Sunday, November 11, 2012

Pro Writing Aid: Ready for Prime Time?

There's no shortage of online "readability checkers" that claim to show how readable your text is via this or that metric. But few online tools (especially free ones) attack the readability problem with as much gusto, or in as many ways, as Pro Writing Aid.

Sadly, that's pretty much where the good news ends. My test-drive of Pro Writing Aid didn't find it to be much of an aid. But I give the creators an 'A' for effort. They're on the right track, at least.

The way the tool works is, you paste a bunch of text into PWA's online form and click the Analyze button. About ten seconds later, you'll see a summary report, with a column of links down the left side having names like:
  • Overused words
  • Word cloud
  • Sentence variation
  • Grammar
  • Adverbs/passive
  • Sticky sentences
  • Clichés and redundancies
  • Repeated words and phrases
  • Phrases summary
  • Diction
  • Vague and abstract words
  • Complex words
  • Alliteration analysis
  • Pacing
  • Consistency
  • Sentiment
  • Time
  • Dialog
  • Homonyms
You can click on any one of these to see potential problems highlighted in your text. Unfortunately, "potentials" outnumbered actuals quite a bit in the testing I did. (I used several pieces of my own writing for testing, as well as sample chapters from The Adventures of Huckleberry Finn. You'd think the latter would've thrown a lot of flags and warnings, but oddly enough, "it warn't that terrible bad.")

Different writers will get different mileage from this kind of tool, so go ahead and try it yourself: You may very well find it useful. For me, it was like using a spellchecker in that I spent the vast majority of the time dismissing things that a computer would flag as wrong but that a human would know were right.

The Adverbs/Passive tool was puzzling. It flagged every adverb (including every occurrence of "only"), but highlighted few or no instances of passive voice in any of the five writing samples I tried (each sample averaging 1,700 words).

The Word Cloud feature makes pretty pictures but is otherwise useless.

The Overused Words report flagged 47 instances of "it" in Chapter 3 of Huck Finn, saying that about 26 instances could be removed. In point of fact, I couldn't find any instances that warranted removal.

That's not to say the Overused Words report is useless. But as I say, it tends (like many of the other tools) to report far more false positives than it reports good catches.

A fundamental problem with utilities of this sort is that they don't make allowances for the (huge) differences between dialog and narrative, in a piece of text that contains both (such as a chapter from a novel).
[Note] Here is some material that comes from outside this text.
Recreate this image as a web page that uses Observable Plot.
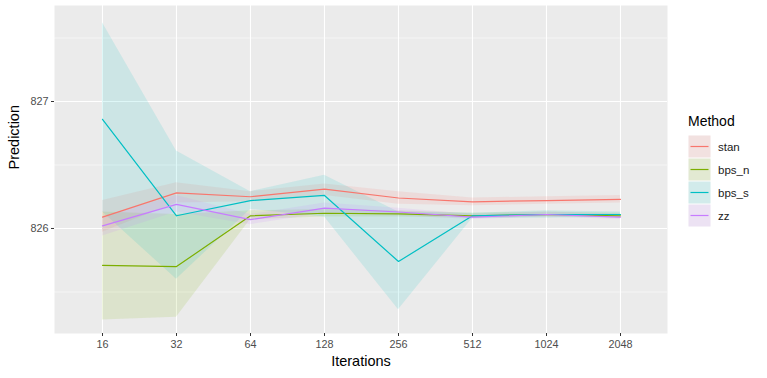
<!DOCTYPE html>
<html>
<head>
<meta charset="utf-8">
<script src="https://cdn.jsdelivr.net/npm/d3@7"></script>
<script src="https://cdn.jsdelivr.net/npm/@observablehq/plot@0.6"></script>
<style>
  body { margin: 0; background: white; font-family: "Liberation Sans", Arial, sans-serif; }
  #wrap { position: relative; width: 767px; height: 378px; }
  #legend { position: absolute; left: 688px; top: 111px; }
  #legend .title { font-size: 14px; color: #000; height: 24px; line-height: 20px; }
  #legend .row { display: flex; align-items: center; height: 23px; }
  #legend .row span { margin-left: 7px; font-size: 11.5px; color: #1a1a1a; }
</style>
</head>
<body>
<div id="wrap"><div id="chart"></div><div id="legend"></div></div>
<script>
const iterations = ["16","32","64","128","256","512","1024","2048"];
const methods = ["stan","bps_n","bps_s","zz"];
const colors = ["#F8766D","#7CAE00","#00BFC4","#C77CFF"];

const stanMean = [826.09, 826.28, 826.25, 826.31, 826.24, 826.21, 826.22, 826.23];
const stanLo   = [825.97, 826.20, 826.21, 826.26, 826.19, 826.18, 826.19, 826.20];
const stanHi   = [826.22, 826.36, 826.29, 826.35, 826.29, 826.24, 826.25, 826.26];

const bpsnMean = [825.71, 825.70, 826.10, 826.12, 826.115, 826.10, 826.11, 826.10];
const bpsnLo   = [825.28, 825.30, 826.07, 826.09, 826.09, 826.08, 826.09, 826.08];
const bpsnHi   = [826.13, 826.11, 826.14, 826.15, 826.14, 826.12, 826.13, 826.12];

const bpssMean = [826.86, 826.10, 826.22, 826.26, 825.74, 826.10, 826.11, 826.11];
const bpssLo   = [826.13, 825.60, 826.15, 826.09, 825.36, 826.08, 826.08, 826.09];
const bpssHi   = [827.62, 826.61, 826.29, 826.42, 826.13, 826.12, 826.14, 826.13];

const zzMean = [826.02, 826.19, 826.07, 826.16, 826.13, 826.09, 826.11, 826.09];
const zzLo   = [825.94, 826.13, 826.03, 826.12, 826.10, 826.07, 826.09, 826.07];
const zzHi   = [826.09, 826.26, 826.11, 826.20, 826.16, 826.11, 826.13, 826.11];

const yMajor = [826, 827];
const yMinor = [825.5, 826.5, 827.5];

const series = [
  ["stan", stanMean, stanLo, stanHi],
  ["bps_n", bpsnMean, bpsnLo, bpsnHi],
  ["bps_s", bpssMean, bpssLo, bpssHi],
  ["zz", zzMean, zzLo, zzHi]
];
const data = series.flatMap(([m, mean, lo, hi]) =>
  iterations.map((it, i) => ({method: m, iter: it, mean: mean[i], lo: lo[i], hi: hi[i]})));

const plot = Plot.plot({
  width: 767,
  height: 378,
  marginLeft: 54,
  marginRight: 100,
  marginTop: 5,
  marginBottom: 45,
  style: {fontFamily: "Liberation Sans, Arial, sans-serif", fontSize: "10.8px", background: "white"},
  x: {type: "point", domain: iterations, padding: 0.6},
  y: {domain: [825.173, 827.756]},
  color: {domain: methods, range: colors},
  marks: [
    Plot.frame({fill: "#EBEBEB", stroke: null}),
    Plot.gridY({ticks: yMinor, stroke: "white", strokeOpacity: 1, strokeWidth: 0.55}),
    Plot.gridY({ticks: yMajor, stroke: "white", strokeOpacity: 1, strokeWidth: 1.1}),
    Plot.gridX({stroke: "white", strokeOpacity: 1, strokeWidth: 1.1}),
    Plot.areaY(data, {x: "iter", y1: "lo", y2: "hi", z: "method", fill: "method", fillOpacity: 0.13}),
    Plot.lineY(data, {x: "iter", y: "mean", z: "method", stroke: "method", strokeWidth: 1.2}),
    Plot.axisX({tickSize: 3, tickPadding: 4, stroke: "#333333", fill: "#4D4D4D", label: null}),
    Plot.axisY({ticks: yMajor, tickSize: 3, tickPadding: 3, stroke: "#333333", fill: "#4D4D4D", label: null, tickFormat: d3.format("d")}),
    Plot.text(["Iterations"], {frameAnchor: "bottom", dy: 32, fontSize: 14.5, fill: "black"}),
    Plot.text(["Prediction"], {frameAnchor: "left", dx: -40, rotate: -90, fontSize: 14.5, fill: "black"})
  ]
});
document.getElementById("chart").appendChild(plot);

const legend = document.getElementById("legend");
const t = document.createElement("div");
t.className = "title";
t.textContent = "Method";
legend.appendChild(t);
methods.forEach((m, i) => {
  const row = document.createElement("div");
  row.className = "row";
  const ns = "http://www.w3.org/2000/svg";
  const s = document.createElementNS(ns, "svg");
  s.setAttribute("width", 23); s.setAttribute("height", 23);
  const r1 = document.createElementNS(ns, "rect");
  r1.setAttribute("x", 0.5); r1.setAttribute("y", 0.5); r1.setAttribute("width", 22); r1.setAttribute("height", 22);
  r1.setAttribute("fill", "#F2F2F2");
  const r2 = document.createElementNS(ns, "rect");
  r2.setAttribute("x", 0.5); r2.setAttribute("y", 0.5); r2.setAttribute("width", 22); r2.setAttribute("height", 22);
  r2.setAttribute("fill", colors[i]); r2.setAttribute("fill-opacity", 0.13);
  const l = document.createElementNS(ns, "line");
  l.setAttribute("x1", 2.5); l.setAttribute("x2", 20.5); l.setAttribute("y1", 11.5); l.setAttribute("y2", 11.5);
  l.setAttribute("stroke", colors[i]); l.setAttribute("stroke-width", 1.2);
  s.appendChild(r1); s.appendChild(r2); s.appendChild(l);
  row.appendChild(s);
  const sp = document.createElement("span");
  sp.textContent = m;
  row.appendChild(sp);
  legend.appendChild(row);
});
</script>
</body>
</html>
The reason this is a big problem, obviously, is that spoken English is quite a bit different from written English: It's different as to vocabulary, diction, syntax, word length, sentence length, sentence variety, pacing, use of clichés, constructions based on slang, and probably two or three dozen other particulars. You can't treat dialog and non-dialog text as one and the same thing. They're distinct. What works for one won't necessarily work for the other. I saw this when I passed a piece of dialog-intensive sample text through the Pro Writing Aid analyzer and noticed many more flags in areas of spoken English than in areas of expository English.

Another potential problem with utilities of this type is that they make no distinction between writing aimed at adults and writing aimed at children or young adults. (Or for that matter, writing aimed at a professional audience vs. writing aimed at a lay audience.) It would be nice if there were a way to specify the intended age group for the writing sample in question, so as to get an age-appropriate readout of things like diction and "sticky sentences." 

Long story short: Pro Writing Aid was a disappointment, for me. But I recognize that it might well be a boon to others. So by all means, try it out yourself. And let me know what you think.